EXERCISE TASK
Return the material word for word. Do not include pictures.

DATA SECTION
────
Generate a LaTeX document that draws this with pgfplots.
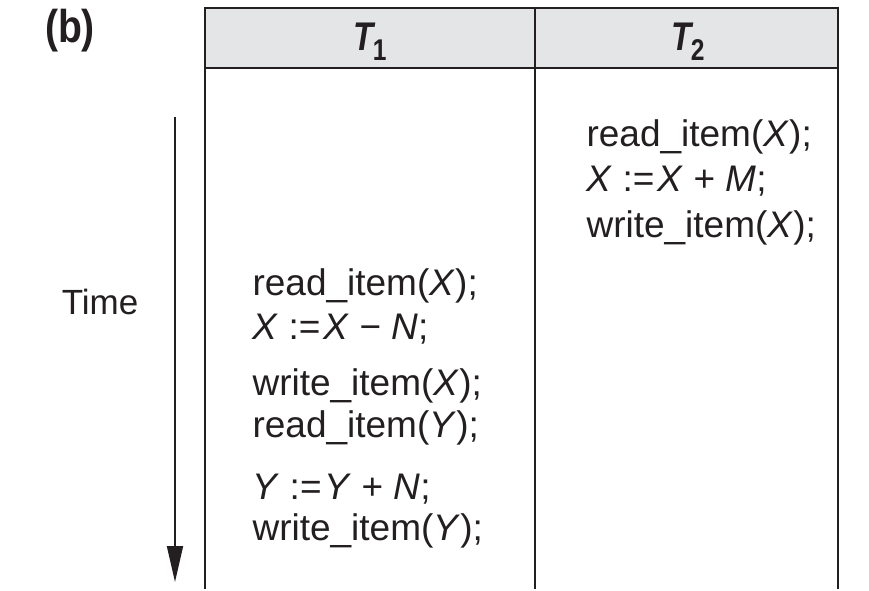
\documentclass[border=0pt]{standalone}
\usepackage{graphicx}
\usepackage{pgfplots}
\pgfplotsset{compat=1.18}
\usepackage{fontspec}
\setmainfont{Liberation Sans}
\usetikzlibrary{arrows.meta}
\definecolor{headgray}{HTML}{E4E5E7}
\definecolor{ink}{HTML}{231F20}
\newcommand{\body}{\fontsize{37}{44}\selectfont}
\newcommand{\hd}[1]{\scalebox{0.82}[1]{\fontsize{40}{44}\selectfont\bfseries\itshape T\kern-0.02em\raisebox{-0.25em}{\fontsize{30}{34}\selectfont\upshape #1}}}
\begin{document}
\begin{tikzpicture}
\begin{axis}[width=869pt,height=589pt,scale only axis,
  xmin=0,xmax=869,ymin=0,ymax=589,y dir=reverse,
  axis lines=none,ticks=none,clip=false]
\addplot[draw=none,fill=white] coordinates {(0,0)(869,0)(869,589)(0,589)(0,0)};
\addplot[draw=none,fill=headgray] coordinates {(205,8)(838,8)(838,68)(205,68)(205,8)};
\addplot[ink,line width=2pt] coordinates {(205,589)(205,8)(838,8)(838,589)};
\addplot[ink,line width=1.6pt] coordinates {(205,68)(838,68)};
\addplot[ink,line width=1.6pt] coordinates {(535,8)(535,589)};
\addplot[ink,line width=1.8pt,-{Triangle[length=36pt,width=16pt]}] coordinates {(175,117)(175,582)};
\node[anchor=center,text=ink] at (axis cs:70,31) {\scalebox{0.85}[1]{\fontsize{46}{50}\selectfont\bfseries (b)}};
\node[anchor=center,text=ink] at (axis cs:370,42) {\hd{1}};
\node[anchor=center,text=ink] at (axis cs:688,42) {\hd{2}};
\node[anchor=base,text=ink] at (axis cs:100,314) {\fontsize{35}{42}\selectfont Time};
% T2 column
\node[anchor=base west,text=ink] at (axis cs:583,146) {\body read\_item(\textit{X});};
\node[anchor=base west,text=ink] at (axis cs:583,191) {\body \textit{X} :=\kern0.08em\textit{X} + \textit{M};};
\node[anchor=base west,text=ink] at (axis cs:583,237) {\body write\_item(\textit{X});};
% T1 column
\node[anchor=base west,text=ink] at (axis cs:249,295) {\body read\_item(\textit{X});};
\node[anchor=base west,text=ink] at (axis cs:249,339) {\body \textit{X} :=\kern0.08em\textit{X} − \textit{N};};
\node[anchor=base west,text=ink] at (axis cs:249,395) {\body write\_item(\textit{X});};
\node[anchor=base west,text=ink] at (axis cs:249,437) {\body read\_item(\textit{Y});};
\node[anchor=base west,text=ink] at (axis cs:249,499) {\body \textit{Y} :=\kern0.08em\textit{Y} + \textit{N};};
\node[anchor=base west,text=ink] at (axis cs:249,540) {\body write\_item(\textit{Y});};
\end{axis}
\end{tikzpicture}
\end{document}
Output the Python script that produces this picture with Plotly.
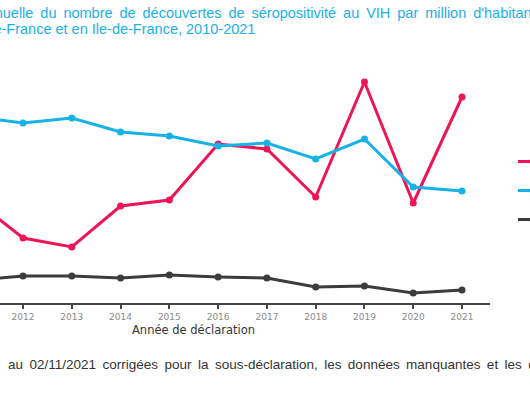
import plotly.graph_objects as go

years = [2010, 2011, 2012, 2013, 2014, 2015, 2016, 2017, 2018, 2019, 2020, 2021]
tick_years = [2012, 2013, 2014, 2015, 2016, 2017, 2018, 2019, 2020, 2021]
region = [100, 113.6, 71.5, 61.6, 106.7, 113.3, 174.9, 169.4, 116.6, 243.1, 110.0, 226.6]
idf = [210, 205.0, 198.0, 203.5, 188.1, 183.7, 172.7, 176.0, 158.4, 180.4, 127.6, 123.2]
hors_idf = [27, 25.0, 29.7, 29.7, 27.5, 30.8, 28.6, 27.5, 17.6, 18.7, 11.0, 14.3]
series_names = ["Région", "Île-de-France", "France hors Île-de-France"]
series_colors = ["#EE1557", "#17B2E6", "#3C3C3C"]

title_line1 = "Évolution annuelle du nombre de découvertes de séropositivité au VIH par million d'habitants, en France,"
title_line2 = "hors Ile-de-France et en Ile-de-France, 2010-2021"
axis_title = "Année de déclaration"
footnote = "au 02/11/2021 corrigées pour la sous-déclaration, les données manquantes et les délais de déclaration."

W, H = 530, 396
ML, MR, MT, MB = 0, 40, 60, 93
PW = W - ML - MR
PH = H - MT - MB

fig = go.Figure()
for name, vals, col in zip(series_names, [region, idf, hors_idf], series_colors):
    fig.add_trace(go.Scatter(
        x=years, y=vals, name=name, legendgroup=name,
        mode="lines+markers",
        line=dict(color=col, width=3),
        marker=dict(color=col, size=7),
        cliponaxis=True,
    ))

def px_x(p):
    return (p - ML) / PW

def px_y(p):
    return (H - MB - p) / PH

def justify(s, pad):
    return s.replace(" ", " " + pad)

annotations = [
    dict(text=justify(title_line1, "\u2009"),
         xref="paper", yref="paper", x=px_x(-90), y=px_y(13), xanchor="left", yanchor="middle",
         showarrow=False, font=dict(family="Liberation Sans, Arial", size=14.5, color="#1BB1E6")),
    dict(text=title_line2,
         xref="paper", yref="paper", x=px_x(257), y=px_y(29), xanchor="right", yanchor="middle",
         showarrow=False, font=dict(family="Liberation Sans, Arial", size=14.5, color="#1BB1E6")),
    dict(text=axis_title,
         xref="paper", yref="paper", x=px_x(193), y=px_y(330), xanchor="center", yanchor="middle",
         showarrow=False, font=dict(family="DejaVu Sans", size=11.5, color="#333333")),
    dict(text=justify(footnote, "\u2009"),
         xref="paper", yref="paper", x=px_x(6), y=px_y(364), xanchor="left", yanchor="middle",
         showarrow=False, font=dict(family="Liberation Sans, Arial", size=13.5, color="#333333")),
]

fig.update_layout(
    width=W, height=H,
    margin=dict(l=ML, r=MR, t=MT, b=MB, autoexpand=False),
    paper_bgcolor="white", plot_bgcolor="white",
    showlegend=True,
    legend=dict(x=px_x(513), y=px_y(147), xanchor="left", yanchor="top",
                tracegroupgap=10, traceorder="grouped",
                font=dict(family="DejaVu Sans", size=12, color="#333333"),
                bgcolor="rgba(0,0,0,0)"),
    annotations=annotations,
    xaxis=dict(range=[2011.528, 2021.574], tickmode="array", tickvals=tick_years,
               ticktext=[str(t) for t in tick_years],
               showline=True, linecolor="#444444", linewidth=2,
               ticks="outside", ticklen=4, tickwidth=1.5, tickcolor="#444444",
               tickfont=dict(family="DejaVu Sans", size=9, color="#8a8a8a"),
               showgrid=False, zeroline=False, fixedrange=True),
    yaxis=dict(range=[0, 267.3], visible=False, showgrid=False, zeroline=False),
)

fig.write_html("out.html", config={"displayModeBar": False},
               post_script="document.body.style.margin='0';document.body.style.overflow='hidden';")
────
COMPLETED EXERCISE
Generate a LaTeX document that draws this with pgfplots.
\documentclass[border=0pt]{standalone}
\usepackage{graphicx}
\usepackage{pgfplots}
\pgfplotsset{compat=1.18}
\usepackage{fontspec}
\setmainfont{Liberation Sans}
\usetikzlibrary{arrows.meta}
\definecolor{headgray}{HTML}{E4E5E7}
\definecolor{ink}{HTML}{231F20}
\newcommand{\body}{\fontsize{37}{44}\selectfont}
\newcommand{\hd}[1]{\scalebox{0.82}[1]{\fontsize{40}{44}\selectfont\bfseries\itshape T\kern-0.02em\raisebox{-0.25em}{\fontsize{30}{34}\selectfont\upshape #1}}}
\begin{document}
\begin{tikzpicture}
\begin{axis}[width=869pt,height=589pt,scale only axis,
  xmin=0,xmax=869,ymin=0,ymax=589,y dir=reverse,
  axis lines=none,ticks=none,clip=false]
\addplot[draw=none,fill=white] coordinates {(0,0)(869,0)(869,589)(0,589)(0,0)};
\addplot[draw=none,fill=headgray] coordinates {(205,8)(838,8)(838,68)(205,68)(205,8)};
\addplot[ink,line width=2pt] coordinates {(205,589)(205,8)(838,8)(838,589)};
\addplot[ink,line width=1.6pt] coordinates {(205,68)(838,68)};
\addplot[ink,line width=1.6pt] coordinates {(535,8)(535,589)};
\addplot[ink,line width=1.8pt,-{Triangle[length=36pt,width=16pt]}] coordinates {(175,117)(175,582)};
\node[anchor=center,text=ink] at (axis cs:70,31) {\scalebox{0.85}[1]{\fontsize{46}{50}\selectfont\bfseries (b)}};
\node[anchor=center,text=ink] at (axis cs:370,42) {\hd{1}};
\node[anchor=center,text=ink] at (axis cs:688,42) {\hd{2}};
\node[anchor=base,text=ink] at (axis cs:100,314) {\fontsize{35}{42}\selectfont Time};
% T2 column
\node[anchor=base west,text=ink] at (axis cs:583,146) {\body read\_item(\textit{X});};
\node[anchor=base west,text=ink] at (axis cs:583,191) {\body \textit{X} :=\kern0.08em\textit{X} + \textit{M};};
\node[anchor=base west,text=ink] at (axis cs:583,237) {\body write\_item(\textit{X});};
% T1 column
\node[anchor=base west,text=ink] at (axis cs:249,295) {\body read\_item(\textit{X});};
\node[anchor=base west,text=ink] at (axis cs:249,339) {\body \textit{X} :=\kern0.08em\textit{X} − \textit{N};};
\node[anchor=base west,text=ink] at (axis cs:249,395) {\body write\_item(\textit{X});};
\node[anchor=base west,text=ink] at (axis cs:249,437) {\body read\_item(\textit{Y});};
\node[anchor=base west,text=ink] at (axis cs:249,499) {\body \textit{Y} :=\kern0.08em\textit{Y} + \textit{N};};
\node[anchor=base west,text=ink] at (axis cs:249,540) {\body write\_item(\textit{Y});};
\end{axis}
\end{tikzpicture}
\end{document}
Output the Python script that produces this picture with Plotly.
import plotly.graph_objects as go

years = [2010, 2011, 2012, 2013, 2014, 2015, 2016, 2017, 2018, 2019, 2020, 2021]
tick_years = [2012, 2013, 2014, 2015, 2016, 2017, 2018, 2019, 2020, 2021]
region = [100, 113.6, 71.5, 61.6, 106.7, 113.3, 174.9, 169.4, 116.6, 243.1, 110.0, 226.6]
idf = [210, 205.0, 198.0, 203.5, 188.1, 183.7, 172.7, 176.0, 158.4, 180.4, 127.6, 123.2]
hors_idf = [27, 25.0, 29.7, 29.7, 27.5, 30.8, 28.6, 27.5, 17.6, 18.7, 11.0, 14.3]
series_names = ["Région", "Île-de-France", "France hors Île-de-France"]
series_colors = ["#EE1557", "#17B2E6", "#3C3C3C"]

title_line1 = "Évolution annuelle du nombre de découvertes de séropositivité au VIH par million d'habitants, en France,"
title_line2 = "hors Ile-de-France et en Ile-de-France, 2010-2021"
axis_title = "Année de déclaration"
footnote = "au 02/11/2021 corrigées pour la sous-déclaration, les données manquantes et les délais de déclaration."

W, H = 530, 396
ML, MR, MT, MB = 0, 40, 60, 93
PW = W - ML - MR
PH = H - MT - MB

fig = go.Figure()
for name, vals, col in zip(series_names, [region, idf, hors_idf], series_colors):
    fig.add_trace(go.Scatter(
        x=years, y=vals, name=name, legendgroup=name,
        mode="lines+markers",
        line=dict(color=col, width=3),
        marker=dict(color=col, size=7),
        cliponaxis=True,
    ))

def px_x(p):
    return (p - ML) / PW

def px_y(p):
    return (H - MB - p) / PH

def justify(s, pad):
    return s.replace(" ", " " + pad)

annotations = [
    dict(text=justify(title_line1, "\u2009"),
         xref="paper", yref="paper", x=px_x(-90), y=px_y(13), xanchor="left", yanchor="middle",
         showarrow=False, font=dict(family="Liberation Sans, Arial", size=14.5, color="#1BB1E6")),
    dict(text=title_line2,
         xref="paper", yref="paper", x=px_x(257), y=px_y(29), xanchor="right", yanchor="middle",
         showarrow=False, font=dict(family="Liberation Sans, Arial", size=14.5, color="#1BB1E6")),
    dict(text=axis_title,
         xref="paper", yref="paper", x=px_x(193), y=px_y(330), xanchor="center", yanchor="middle",
         showarrow=False, font=dict(family="DejaVu Sans", size=11.5, color="#333333")),
    dict(text=justify(footnote, "\u2009"),
         xref="paper", yref="paper", x=px_x(6), y=px_y(364), xanchor="left", yanchor="middle",
         showarrow=False, font=dict(family="Liberation Sans, Arial", size=13.5, color="#333333")),
]

fig.update_layout(
    width=W, height=H,
    margin=dict(l=ML, r=MR, t=MT, b=MB, autoexpand=False),
    paper_bgcolor="white", plot_bgcolor="white",
    showlegend=True,
    legend=dict(x=px_x(513), y=px_y(147), xanchor="left", yanchor="top",
                tracegroupgap=10, traceorder="grouped",
                font=dict(family="DejaVu Sans", size=12, color="#333333"),
                bgcolor="rgba(0,0,0,0)"),
    annotations=annotations,
    xaxis=dict(range=[2011.528, 2021.574], tickmode="array", tickvals=tick_years,
               ticktext=[str(t) for t in tick_years],
               showline=True, linecolor="#444444", linewidth=2,
               ticks="outside", ticklen=4, tickwidth=1.5, tickcolor="#444444",
               tickfont=dict(family="DejaVu Sans", size=9, color="#8a8a8a"),
               showgrid=False, zeroline=False, fixedrange=True),
    yaxis=dict(range=[0, 267.3], visible=False, showgrid=False, zeroline=False),
)

fig.write_html("out.html", config={"displayModeBar": False},
               post_script="document.body.style.margin='0';document.body.style.overflow='hidden';")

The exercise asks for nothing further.